_Goal_
Starting with the first line of the listing, quote each line exactly until and including the one with "[0.82, 1.54, 0.85, 1.44]]", leaving pictures out.
** START Provided data **
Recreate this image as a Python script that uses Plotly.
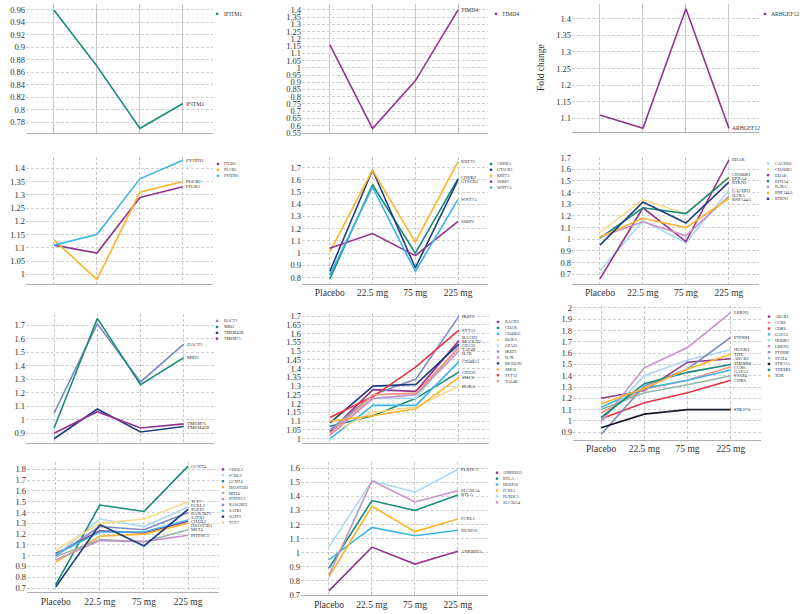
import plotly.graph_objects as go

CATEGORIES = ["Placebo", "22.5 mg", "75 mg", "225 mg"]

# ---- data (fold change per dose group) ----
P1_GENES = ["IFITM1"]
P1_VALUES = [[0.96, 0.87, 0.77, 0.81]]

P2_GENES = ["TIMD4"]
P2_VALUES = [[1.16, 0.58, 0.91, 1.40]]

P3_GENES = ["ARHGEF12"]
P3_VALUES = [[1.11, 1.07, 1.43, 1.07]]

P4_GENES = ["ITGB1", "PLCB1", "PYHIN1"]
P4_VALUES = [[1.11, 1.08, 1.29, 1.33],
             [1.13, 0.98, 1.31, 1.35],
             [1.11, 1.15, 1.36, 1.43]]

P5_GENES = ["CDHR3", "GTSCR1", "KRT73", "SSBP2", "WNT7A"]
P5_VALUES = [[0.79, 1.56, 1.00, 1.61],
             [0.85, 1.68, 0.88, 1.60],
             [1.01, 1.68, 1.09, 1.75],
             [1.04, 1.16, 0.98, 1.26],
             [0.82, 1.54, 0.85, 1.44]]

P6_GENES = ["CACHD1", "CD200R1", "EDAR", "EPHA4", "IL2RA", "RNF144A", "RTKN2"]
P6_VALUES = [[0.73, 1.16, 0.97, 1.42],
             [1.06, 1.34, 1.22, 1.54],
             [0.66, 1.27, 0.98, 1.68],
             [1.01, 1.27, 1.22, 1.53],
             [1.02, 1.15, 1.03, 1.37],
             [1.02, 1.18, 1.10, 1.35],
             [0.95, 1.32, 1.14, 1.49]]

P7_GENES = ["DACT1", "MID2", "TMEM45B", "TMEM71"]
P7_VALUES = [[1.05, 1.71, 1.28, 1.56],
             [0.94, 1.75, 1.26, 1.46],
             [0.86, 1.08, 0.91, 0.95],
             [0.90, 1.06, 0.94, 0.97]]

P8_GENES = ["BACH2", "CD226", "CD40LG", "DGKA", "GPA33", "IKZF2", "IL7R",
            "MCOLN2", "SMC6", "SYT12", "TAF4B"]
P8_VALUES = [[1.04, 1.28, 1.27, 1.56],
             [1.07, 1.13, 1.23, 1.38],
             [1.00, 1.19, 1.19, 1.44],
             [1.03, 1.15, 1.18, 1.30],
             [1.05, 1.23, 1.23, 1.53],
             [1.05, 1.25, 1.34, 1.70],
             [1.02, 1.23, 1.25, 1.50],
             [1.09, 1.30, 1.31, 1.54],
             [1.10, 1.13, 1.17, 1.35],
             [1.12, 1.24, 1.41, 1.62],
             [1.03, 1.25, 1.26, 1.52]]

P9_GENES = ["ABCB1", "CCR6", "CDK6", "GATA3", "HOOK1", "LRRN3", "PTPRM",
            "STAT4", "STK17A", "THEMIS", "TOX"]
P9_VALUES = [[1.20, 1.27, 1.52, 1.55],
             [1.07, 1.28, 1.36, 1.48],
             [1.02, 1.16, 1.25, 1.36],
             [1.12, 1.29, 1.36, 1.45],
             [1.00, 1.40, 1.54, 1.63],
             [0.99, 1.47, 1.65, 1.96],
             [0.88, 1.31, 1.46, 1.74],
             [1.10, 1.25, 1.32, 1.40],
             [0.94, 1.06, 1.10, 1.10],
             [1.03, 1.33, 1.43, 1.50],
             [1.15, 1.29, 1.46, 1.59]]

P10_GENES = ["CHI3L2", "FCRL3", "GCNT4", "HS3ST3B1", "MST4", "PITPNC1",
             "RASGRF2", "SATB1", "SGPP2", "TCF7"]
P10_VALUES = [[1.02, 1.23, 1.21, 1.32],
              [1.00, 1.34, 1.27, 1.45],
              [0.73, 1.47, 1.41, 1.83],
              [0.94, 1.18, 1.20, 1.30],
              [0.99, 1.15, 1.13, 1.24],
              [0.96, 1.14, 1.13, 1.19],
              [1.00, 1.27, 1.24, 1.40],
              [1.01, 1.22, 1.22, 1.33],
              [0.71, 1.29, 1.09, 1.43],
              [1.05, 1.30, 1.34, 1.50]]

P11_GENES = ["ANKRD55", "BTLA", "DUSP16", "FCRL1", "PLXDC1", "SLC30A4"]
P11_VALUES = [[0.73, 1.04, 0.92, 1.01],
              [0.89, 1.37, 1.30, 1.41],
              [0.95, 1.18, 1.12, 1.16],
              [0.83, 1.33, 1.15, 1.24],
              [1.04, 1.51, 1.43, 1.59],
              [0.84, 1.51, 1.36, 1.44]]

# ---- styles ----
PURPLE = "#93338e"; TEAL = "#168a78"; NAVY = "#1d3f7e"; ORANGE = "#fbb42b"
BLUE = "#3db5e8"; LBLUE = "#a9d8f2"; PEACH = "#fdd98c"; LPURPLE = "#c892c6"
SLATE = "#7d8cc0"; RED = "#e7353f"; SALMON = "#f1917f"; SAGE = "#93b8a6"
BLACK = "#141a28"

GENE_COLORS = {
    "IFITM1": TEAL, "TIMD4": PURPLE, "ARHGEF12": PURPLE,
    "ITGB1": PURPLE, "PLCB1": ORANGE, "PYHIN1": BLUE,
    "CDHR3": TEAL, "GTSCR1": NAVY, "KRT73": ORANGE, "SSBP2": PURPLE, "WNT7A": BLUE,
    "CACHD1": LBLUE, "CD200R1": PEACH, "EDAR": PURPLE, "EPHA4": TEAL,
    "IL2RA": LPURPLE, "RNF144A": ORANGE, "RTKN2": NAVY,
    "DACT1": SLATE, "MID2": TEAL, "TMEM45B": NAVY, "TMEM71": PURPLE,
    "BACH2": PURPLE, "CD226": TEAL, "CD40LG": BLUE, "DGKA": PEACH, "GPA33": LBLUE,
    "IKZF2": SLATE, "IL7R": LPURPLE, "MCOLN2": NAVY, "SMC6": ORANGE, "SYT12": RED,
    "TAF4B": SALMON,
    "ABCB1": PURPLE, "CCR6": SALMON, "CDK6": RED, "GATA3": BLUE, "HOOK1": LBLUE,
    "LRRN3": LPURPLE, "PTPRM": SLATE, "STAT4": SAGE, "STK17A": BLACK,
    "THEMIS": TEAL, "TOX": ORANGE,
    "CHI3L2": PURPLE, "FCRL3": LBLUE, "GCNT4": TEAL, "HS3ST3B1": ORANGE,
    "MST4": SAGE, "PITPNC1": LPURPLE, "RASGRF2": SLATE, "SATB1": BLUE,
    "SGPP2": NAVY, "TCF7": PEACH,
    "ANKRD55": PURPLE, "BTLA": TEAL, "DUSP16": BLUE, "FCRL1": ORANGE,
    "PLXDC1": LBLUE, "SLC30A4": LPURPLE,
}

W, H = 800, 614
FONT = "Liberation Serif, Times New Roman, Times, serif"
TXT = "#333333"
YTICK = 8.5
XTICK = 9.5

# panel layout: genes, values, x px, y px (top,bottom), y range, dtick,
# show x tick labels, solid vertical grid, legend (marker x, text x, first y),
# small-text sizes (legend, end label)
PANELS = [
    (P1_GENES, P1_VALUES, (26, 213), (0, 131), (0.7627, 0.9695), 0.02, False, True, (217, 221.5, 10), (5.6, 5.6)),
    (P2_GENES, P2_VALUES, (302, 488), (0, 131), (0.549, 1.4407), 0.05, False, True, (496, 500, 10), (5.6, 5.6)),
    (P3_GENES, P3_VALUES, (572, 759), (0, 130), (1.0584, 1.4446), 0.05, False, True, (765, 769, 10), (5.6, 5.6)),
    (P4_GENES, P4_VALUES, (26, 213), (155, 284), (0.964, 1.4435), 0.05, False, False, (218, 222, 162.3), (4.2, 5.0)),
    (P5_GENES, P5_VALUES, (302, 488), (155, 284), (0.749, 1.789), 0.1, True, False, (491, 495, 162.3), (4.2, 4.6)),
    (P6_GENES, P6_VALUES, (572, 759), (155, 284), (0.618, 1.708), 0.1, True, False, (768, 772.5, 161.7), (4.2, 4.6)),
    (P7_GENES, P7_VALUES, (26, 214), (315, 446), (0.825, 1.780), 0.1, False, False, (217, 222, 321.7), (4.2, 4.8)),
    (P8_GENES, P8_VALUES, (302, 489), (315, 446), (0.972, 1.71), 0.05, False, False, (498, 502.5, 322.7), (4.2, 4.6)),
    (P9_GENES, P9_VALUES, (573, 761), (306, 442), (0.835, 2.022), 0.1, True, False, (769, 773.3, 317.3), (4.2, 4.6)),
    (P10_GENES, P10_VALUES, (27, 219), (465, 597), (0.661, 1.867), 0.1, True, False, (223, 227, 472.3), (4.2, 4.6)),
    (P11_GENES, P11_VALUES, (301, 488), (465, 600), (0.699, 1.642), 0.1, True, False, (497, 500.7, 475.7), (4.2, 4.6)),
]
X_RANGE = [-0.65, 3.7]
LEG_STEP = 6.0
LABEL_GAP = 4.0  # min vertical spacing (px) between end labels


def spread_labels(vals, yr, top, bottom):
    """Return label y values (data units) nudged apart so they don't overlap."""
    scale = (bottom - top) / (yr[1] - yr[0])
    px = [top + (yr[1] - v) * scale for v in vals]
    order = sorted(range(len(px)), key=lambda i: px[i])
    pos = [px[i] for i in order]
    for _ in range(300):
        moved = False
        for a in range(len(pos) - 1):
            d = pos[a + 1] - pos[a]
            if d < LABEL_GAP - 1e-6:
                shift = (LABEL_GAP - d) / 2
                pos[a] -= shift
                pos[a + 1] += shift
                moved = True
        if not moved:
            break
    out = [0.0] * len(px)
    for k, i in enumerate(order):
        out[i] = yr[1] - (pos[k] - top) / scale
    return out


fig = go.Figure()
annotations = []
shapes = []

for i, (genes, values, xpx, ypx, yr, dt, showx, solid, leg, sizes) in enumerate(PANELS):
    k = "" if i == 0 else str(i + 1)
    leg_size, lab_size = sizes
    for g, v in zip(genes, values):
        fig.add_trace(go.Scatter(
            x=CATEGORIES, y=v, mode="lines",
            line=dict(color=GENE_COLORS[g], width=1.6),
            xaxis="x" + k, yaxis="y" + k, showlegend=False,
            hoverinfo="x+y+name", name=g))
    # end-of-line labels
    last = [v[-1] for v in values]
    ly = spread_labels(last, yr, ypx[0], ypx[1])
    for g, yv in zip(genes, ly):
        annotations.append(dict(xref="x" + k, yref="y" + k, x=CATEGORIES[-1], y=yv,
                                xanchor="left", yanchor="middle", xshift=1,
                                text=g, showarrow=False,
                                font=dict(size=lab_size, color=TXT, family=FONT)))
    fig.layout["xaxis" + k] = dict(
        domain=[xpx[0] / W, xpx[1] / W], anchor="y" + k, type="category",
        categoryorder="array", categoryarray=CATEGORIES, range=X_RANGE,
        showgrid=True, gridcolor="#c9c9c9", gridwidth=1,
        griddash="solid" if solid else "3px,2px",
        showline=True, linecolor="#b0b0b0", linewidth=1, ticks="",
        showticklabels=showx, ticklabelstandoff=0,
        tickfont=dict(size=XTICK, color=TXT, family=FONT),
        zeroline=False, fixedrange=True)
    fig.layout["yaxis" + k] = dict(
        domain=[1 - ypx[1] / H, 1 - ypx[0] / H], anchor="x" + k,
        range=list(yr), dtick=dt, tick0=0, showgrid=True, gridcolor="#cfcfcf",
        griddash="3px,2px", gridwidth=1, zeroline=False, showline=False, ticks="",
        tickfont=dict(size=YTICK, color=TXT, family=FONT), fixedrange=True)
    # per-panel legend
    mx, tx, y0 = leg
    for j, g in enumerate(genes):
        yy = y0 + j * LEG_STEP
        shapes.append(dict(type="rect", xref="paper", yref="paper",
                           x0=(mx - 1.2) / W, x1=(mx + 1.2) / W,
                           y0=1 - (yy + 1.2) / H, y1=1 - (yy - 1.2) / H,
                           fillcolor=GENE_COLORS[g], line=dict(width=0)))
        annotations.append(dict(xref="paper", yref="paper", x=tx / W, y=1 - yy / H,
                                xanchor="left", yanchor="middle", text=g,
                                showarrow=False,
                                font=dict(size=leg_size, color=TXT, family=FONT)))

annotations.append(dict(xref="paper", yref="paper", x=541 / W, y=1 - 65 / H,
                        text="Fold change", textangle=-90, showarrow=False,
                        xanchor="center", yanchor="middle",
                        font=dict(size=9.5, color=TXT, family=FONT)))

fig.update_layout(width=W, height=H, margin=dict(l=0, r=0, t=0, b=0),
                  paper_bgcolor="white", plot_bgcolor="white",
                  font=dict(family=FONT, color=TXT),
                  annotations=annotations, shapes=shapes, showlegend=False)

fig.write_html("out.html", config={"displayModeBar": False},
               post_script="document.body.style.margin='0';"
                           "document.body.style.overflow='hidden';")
** END Provided data **
_Solution to the exercise_
Recreate this image as a Python script that uses Plotly.
import plotly.graph_objects as go

CATEGORIES = ["Placebo", "22.5 mg", "75 mg", "225 mg"]

# ---- data (fold change per dose group) ----
P1_GENES = ["IFITM1"]
P1_VALUES = [[0.96, 0.87, 0.77, 0.81]]

P2_GENES = ["TIMD4"]
P2_VALUES = [[1.16, 0.58, 0.91, 1.40]]

P3_GENES = ["ARHGEF12"]
P3_VALUES = [[1.11, 1.07, 1.43, 1.07]]

P4_GENES = ["ITGB1", "PLCB1", "PYHIN1"]
P4_VALUES = [[1.11, 1.08, 1.29, 1.33],
             [1.13, 0.98, 1.31, 1.35],
             [1.11, 1.15, 1.36, 1.43]]

P5_GENES = ["CDHR3", "GTSCR1", "KRT73", "SSBP2", "WNT7A"]
P5_VALUES = [[0.79, 1.56, 1.00, 1.61],
             [0.85, 1.68, 0.88, 1.60],
             [1.01, 1.68, 1.09, 1.75],
             [1.04, 1.16, 0.98, 1.26],
             [0.82, 1.54, 0.85, 1.44]]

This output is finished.